**What the exercise asks**.
Reproduce the lines from the one bearing "Convert this chart to Altair code." through the one bearing "values_3q23 = [5391, 1041, 1384]", inclusive. Copy them exactly; include no other line.

**Figure scripts**.
********

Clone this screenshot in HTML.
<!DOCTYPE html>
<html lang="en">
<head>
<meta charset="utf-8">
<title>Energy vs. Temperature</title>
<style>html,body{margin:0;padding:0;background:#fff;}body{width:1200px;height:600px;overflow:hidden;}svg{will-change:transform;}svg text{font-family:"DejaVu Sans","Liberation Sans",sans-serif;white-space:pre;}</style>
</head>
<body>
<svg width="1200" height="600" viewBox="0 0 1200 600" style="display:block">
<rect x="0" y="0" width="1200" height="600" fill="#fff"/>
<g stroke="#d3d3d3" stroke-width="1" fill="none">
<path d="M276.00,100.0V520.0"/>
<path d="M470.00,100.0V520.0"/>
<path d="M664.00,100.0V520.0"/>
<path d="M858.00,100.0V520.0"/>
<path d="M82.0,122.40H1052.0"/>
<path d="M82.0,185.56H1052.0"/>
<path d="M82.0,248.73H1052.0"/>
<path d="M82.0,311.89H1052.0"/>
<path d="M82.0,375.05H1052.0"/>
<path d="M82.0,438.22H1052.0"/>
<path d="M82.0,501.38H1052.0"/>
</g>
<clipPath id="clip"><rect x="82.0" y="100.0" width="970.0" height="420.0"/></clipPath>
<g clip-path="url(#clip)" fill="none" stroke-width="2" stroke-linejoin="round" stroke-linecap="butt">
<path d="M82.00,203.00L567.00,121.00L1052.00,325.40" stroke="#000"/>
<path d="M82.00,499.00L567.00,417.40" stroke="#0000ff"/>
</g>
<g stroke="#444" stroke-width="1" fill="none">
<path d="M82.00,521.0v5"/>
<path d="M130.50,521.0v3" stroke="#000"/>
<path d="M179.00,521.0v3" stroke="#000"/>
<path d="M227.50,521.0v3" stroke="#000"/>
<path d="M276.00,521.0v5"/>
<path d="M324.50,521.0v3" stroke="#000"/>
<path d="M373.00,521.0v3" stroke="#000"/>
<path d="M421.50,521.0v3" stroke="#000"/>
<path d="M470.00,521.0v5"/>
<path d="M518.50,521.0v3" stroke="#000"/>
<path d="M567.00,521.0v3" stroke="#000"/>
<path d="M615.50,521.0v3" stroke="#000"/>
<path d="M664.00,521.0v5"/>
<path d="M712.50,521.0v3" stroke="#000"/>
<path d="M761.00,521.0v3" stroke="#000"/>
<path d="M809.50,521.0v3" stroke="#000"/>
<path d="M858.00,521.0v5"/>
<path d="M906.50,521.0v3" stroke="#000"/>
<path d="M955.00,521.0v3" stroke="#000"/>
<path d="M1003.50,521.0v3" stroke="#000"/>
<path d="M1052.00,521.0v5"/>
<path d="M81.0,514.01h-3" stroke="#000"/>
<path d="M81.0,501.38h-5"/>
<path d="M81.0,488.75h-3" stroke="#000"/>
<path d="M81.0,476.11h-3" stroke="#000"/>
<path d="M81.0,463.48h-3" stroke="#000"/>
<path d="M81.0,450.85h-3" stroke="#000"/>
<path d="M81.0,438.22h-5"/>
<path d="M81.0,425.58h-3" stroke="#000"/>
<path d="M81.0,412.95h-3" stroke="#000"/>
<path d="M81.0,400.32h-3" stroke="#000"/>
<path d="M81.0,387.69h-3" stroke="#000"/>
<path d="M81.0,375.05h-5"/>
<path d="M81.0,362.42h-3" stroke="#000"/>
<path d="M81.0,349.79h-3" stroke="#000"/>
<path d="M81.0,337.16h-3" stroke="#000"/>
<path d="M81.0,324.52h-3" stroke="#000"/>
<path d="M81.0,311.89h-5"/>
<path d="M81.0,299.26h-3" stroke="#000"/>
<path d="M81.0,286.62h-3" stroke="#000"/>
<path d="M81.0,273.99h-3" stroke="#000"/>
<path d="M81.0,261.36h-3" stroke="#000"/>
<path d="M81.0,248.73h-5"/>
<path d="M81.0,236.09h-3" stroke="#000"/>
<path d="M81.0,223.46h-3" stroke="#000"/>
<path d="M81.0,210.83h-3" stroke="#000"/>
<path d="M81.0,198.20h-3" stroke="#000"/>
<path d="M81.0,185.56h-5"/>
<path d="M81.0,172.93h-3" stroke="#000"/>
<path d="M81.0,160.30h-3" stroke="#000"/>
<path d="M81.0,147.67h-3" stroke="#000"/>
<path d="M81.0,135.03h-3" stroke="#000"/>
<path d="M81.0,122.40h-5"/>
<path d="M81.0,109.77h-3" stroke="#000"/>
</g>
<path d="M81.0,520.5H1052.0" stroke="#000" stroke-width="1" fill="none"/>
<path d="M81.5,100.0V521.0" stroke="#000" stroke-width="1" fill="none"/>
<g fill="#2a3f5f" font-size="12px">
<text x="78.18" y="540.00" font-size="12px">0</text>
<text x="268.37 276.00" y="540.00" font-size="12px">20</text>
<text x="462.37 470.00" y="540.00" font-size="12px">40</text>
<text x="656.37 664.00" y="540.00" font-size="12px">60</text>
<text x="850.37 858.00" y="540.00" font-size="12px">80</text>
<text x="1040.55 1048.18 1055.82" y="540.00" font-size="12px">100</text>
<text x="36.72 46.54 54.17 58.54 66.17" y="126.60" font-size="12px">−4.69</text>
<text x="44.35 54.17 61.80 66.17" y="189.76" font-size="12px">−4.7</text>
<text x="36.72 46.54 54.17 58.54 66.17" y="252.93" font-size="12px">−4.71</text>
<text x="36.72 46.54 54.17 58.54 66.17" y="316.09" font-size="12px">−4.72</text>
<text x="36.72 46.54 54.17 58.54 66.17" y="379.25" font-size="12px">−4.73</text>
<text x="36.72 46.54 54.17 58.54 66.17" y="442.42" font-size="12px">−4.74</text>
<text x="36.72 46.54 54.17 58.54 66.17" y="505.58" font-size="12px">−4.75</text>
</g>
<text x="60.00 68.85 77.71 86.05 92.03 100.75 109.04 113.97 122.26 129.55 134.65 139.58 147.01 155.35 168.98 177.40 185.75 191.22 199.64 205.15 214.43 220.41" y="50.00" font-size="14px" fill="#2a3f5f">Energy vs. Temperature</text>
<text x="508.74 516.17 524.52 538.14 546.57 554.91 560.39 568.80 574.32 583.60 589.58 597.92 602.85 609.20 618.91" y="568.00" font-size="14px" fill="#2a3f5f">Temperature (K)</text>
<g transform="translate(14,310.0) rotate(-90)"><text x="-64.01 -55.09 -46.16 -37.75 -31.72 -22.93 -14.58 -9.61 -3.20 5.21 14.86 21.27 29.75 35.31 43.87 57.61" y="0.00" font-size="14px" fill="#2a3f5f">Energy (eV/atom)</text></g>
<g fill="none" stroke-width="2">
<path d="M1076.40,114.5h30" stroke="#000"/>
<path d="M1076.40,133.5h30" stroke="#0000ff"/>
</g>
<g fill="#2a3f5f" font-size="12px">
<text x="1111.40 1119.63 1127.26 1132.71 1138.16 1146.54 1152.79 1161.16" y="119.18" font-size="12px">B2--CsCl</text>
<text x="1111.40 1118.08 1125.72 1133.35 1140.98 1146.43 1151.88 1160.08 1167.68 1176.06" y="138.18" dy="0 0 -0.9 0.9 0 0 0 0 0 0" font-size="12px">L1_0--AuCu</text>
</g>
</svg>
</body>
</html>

********

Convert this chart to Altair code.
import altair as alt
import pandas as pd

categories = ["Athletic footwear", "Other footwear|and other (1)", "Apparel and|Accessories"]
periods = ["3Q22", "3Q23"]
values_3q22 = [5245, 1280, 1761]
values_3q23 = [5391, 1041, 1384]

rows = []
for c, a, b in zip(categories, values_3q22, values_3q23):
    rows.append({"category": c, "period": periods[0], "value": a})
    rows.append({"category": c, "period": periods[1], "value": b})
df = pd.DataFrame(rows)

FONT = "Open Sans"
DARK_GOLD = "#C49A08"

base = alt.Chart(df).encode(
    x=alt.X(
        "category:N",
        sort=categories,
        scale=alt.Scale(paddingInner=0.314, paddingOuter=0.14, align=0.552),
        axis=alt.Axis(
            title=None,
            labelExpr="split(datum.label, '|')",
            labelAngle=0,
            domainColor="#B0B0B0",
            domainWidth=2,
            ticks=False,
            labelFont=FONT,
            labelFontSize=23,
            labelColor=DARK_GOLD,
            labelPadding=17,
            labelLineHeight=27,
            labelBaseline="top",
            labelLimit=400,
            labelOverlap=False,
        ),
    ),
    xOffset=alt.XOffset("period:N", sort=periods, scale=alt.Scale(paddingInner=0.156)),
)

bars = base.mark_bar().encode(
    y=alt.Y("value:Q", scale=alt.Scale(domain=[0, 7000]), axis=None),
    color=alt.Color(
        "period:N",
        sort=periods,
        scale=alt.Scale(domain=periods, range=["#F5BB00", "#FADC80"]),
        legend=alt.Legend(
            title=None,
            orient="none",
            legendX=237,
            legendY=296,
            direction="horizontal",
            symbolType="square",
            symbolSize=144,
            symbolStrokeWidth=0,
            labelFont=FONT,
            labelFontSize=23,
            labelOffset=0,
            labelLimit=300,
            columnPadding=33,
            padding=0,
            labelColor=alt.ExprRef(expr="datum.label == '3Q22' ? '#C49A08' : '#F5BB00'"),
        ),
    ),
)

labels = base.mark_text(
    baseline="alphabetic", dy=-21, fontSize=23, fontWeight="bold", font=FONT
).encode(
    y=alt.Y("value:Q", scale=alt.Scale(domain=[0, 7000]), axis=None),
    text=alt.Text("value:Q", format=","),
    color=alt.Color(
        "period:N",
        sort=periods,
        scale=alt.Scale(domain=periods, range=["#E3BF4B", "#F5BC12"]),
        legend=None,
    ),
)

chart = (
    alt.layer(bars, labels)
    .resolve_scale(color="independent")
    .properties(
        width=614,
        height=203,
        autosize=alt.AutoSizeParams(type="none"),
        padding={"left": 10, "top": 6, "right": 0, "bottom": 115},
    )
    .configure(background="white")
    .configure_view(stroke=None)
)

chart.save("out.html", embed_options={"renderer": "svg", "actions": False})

********

**Complete output**.
Convert this chart to Altair code.
import altair as alt
import pandas as pd

categories = ["Athletic footwear", "Other footwear|and other (1)", "Apparel and|Accessories"]
periods = ["3Q22", "3Q23"]
values_3q22 = [5245, 1280, 1761]
values_3q23 = [5391, 1041, 1384]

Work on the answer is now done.